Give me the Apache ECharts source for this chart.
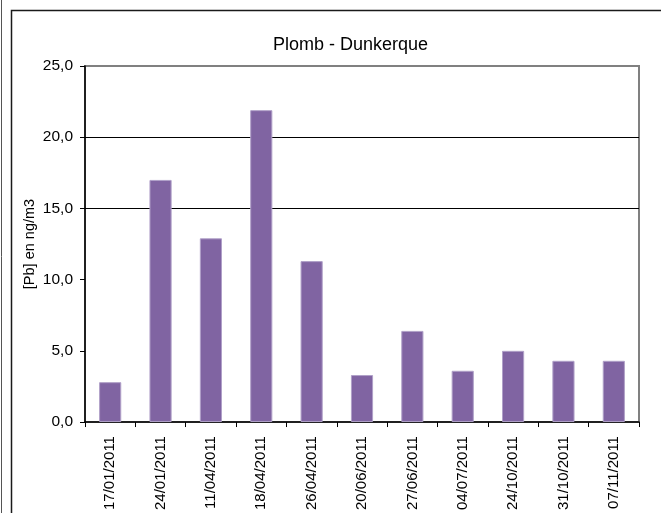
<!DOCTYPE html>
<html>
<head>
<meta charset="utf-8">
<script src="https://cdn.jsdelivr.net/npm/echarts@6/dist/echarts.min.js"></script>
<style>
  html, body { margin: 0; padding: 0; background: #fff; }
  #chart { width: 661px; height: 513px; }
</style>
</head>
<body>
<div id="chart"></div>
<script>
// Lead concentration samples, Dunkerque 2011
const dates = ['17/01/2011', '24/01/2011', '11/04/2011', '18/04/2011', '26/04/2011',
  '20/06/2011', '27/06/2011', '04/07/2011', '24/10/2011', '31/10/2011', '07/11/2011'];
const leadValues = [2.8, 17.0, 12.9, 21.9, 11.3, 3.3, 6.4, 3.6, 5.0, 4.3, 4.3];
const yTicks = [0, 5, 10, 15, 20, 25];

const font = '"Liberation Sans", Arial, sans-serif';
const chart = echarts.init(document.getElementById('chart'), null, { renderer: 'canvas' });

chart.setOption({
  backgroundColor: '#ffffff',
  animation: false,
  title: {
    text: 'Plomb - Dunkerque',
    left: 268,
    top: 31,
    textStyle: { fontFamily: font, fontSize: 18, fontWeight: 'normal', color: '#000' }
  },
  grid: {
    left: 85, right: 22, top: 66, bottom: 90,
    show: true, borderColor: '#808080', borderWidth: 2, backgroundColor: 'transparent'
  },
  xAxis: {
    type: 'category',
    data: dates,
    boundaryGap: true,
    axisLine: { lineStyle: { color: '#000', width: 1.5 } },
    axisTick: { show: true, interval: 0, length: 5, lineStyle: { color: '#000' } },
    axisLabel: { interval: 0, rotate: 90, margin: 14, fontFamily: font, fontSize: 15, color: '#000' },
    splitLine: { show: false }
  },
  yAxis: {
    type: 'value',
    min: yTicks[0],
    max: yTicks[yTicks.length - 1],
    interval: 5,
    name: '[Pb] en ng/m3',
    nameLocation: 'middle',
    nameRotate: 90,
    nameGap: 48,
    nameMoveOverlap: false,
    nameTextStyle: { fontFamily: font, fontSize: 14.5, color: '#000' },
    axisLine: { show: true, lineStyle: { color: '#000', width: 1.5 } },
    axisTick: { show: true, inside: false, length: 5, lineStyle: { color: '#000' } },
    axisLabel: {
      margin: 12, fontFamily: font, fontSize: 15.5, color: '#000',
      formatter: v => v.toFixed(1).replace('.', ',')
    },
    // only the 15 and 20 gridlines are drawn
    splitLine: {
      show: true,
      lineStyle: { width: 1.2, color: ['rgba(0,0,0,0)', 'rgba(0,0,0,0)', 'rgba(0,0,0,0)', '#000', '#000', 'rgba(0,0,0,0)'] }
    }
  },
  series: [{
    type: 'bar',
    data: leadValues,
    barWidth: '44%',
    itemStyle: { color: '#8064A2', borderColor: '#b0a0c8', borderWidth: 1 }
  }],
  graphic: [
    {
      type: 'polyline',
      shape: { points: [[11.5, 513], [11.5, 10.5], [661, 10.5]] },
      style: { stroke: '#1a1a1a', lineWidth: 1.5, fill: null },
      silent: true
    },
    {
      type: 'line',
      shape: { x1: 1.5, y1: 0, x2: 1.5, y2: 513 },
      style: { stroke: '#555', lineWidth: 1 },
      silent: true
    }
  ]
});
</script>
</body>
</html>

— Directive —
Restate the whole listing above exactly, please, omitting every image.

— Complete answer —
Give me the Apache ECharts source for this chart.
<!DOCTYPE html>
<html>
<head>
<meta charset="utf-8">
<script src="https://cdn.jsdelivr.net/npm/echarts@6/dist/echarts.min.js"></script>
<style>
  html, body { margin: 0; padding: 0; background: #fff; }
  #chart { width: 661px; height: 513px; }
</style>
</head>
<body>
<div id="chart"></div>
<script>
// Lead concentration samples, Dunkerque 2011
const dates = ['17/01/2011', '24/01/2011', '11/04/2011', '18/04/2011', '26/04/2011',
  '20/06/2011', '27/06/2011', '04/07/2011', '24/10/2011', '31/10/2011', '07/11/2011'];
const leadValues = [2.8, 17.0, 12.9, 21.9, 11.3, 3.3, 6.4, 3.6, 5.0, 4.3, 4.3];
const yTicks = [0, 5, 10, 15, 20, 25];

const font = '"Liberation Sans", Arial, sans-serif';
const chart = echarts.init(document.getElementById('chart'), null, { renderer: 'canvas' });

chart.setOption({
  backgroundColor: '#ffffff',
  animation: false,
  title: {
    text: 'Plomb - Dunkerque',
    left: 268,
    top: 31,
    textStyle: { fontFamily: font, fontSize: 18, fontWeight: 'normal', color: '#000' }
  },
  grid: {
    left: 85, right: 22, top: 66, bottom: 90,
    show: true, borderColor: '#808080', borderWidth: 2, backgroundColor: 'transparent'
  },
  xAxis: {
    type: 'category',
    data: dates,
    boundaryGap: true,
    axisLine: { lineStyle: { color: '#000', width: 1.5 } },
    axisTick: { show: true, interval: 0, length: 5, lineStyle: { color: '#000' } },
    axisLabel: { interval: 0, rotate: 90, margin: 14, fontFamily: font, fontSize: 15, color: '#000' },
    splitLine: { show: false }
  },
  yAxis: {
    type: 'value',
    min: yTicks[0],
    max: yTicks[yTicks.length - 1],
    interval: 5,
    name: '[Pb] en ng/m3',
    nameLocation: 'middle',
    nameRotate: 90,
    nameGap: 48,
    nameMoveOverlap: false,
    nameTextStyle: { fontFamily: font, fontSize: 14.5, color: '#000' },
    axisLine: { show: true, lineStyle: { color: '#000', width: 1.5 } },
    axisTick: { show: true, inside: false, length: 5, lineStyle: { color: '#000' } },
    axisLabel: {
      margin: 12, fontFamily: font, fontSize: 15.5, color: '#000',
      formatter: v => v.toFixed(1).replace('.', ',')
    },
    // only the 15 and 20 gridlines are drawn
    splitLine: {
      show: true,
      lineStyle: { width: 1.2, color: ['rgba(0,0,0,0)', 'rgba(0,0,0,0)', 'rgba(0,0,0,0)', '#000', '#000', 'rgba(0,0,0,0)'] }
    }
  },
  series: [{
    type: 'bar',
    data: leadValues,
    barWidth: '44%',
    itemStyle: { color: '#8064A2', borderColor: '#b0a0c8', borderWidth: 1 }
  }],
  graphic: [
    {
      type: 'polyline',
      shape: { points: [[11.5, 513], [11.5, 10.5], [661, 10.5]] },
      style: { stroke: '#1a1a1a', lineWidth: 1.5, fill: null },
      silent: true
    },
    {
      type: 'line',
      shape: { x1: 1.5, y1: 0, x2: 1.5, y2: 513 },
      style: { stroke: '#555', lineWidth: 1 },
      silent: true
    }
  ]
});
</script>
</body>
</html>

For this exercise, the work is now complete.